Omitting the pictures, copy exactly each line from the one containing "Give me the" up to and including the one containing "import pandas as pd".

> _DATASET RECORDS_
=-=-=-=-=

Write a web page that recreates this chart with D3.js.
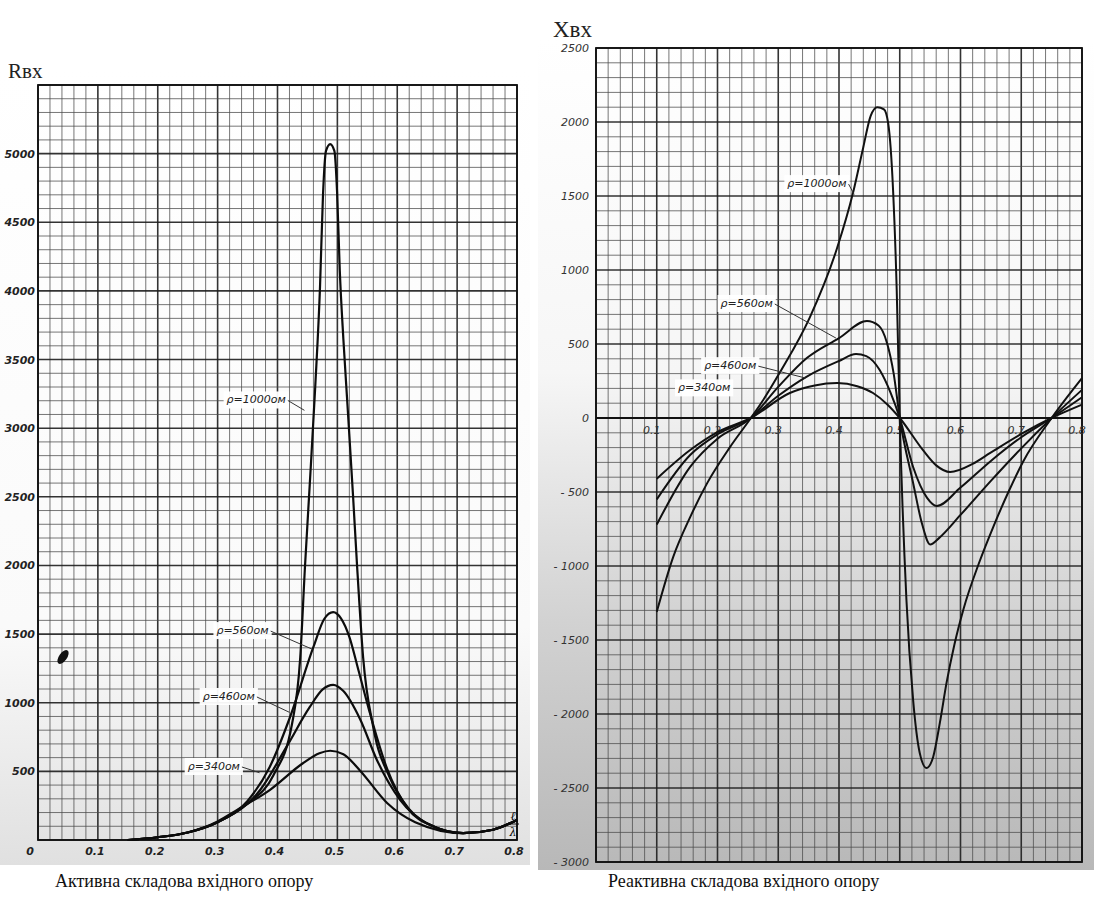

=-=-=-=-=

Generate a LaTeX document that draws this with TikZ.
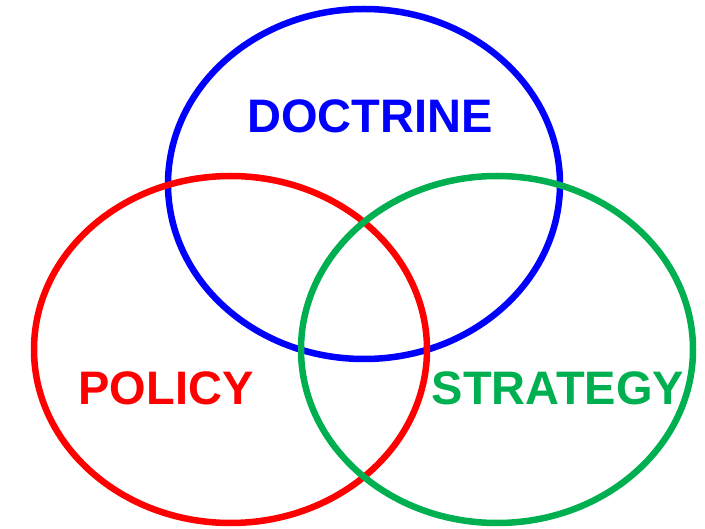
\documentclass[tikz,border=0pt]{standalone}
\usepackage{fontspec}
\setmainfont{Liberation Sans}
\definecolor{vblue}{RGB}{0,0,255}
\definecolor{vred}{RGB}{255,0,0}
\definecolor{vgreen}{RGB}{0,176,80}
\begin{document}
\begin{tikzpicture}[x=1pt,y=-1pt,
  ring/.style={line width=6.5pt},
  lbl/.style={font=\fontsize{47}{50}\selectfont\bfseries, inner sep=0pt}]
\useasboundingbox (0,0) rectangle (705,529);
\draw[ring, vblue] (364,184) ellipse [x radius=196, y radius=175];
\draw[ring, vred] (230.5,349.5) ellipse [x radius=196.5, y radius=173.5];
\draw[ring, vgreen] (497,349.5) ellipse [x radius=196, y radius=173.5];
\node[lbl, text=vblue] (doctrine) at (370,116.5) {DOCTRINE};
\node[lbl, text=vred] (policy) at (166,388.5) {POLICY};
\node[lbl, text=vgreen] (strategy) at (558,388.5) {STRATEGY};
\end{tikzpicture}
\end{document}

=-=-=-=-=

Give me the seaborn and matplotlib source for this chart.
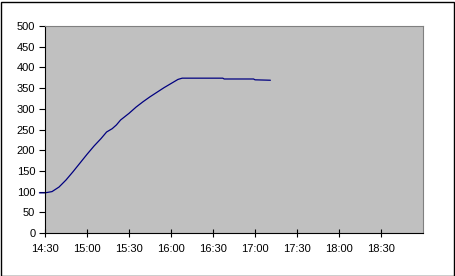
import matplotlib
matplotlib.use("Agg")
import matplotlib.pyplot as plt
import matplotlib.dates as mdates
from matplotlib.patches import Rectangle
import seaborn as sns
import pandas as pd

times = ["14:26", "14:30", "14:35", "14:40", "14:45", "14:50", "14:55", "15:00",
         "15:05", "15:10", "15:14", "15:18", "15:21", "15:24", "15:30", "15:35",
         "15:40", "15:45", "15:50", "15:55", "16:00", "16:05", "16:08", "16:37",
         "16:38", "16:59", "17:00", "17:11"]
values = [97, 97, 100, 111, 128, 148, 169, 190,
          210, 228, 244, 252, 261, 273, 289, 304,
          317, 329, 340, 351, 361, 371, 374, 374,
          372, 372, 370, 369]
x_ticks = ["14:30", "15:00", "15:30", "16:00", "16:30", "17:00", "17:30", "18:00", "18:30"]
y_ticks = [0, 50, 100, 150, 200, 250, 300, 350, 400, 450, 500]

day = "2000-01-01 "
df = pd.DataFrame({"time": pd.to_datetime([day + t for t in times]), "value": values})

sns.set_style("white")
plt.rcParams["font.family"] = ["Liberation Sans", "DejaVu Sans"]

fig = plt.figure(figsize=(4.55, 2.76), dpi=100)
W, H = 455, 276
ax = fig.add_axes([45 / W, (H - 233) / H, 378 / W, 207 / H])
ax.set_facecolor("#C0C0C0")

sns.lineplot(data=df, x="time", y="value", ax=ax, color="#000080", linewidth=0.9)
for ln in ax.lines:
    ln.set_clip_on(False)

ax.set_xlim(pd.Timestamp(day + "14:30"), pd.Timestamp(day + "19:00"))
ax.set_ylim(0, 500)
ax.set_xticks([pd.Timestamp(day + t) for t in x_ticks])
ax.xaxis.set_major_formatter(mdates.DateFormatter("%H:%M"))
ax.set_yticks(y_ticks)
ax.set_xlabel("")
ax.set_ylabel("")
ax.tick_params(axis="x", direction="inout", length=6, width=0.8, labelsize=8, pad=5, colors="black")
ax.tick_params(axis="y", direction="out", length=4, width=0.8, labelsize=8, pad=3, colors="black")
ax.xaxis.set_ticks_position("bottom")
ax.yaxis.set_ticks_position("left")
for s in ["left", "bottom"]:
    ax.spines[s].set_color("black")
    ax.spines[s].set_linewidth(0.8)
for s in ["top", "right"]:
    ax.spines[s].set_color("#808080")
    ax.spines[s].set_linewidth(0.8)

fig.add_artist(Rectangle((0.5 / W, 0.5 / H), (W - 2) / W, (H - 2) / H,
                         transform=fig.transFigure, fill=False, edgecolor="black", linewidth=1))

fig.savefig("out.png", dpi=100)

=-=-=-=-=

> _REPLY_
Give me the seaborn and matplotlib source for this chart.
import matplotlib
matplotlib.use("Agg")
import matplotlib.pyplot as plt
import matplotlib.dates as mdates
from matplotlib.patches import Rectangle
import seaborn as sns
import pandas as pd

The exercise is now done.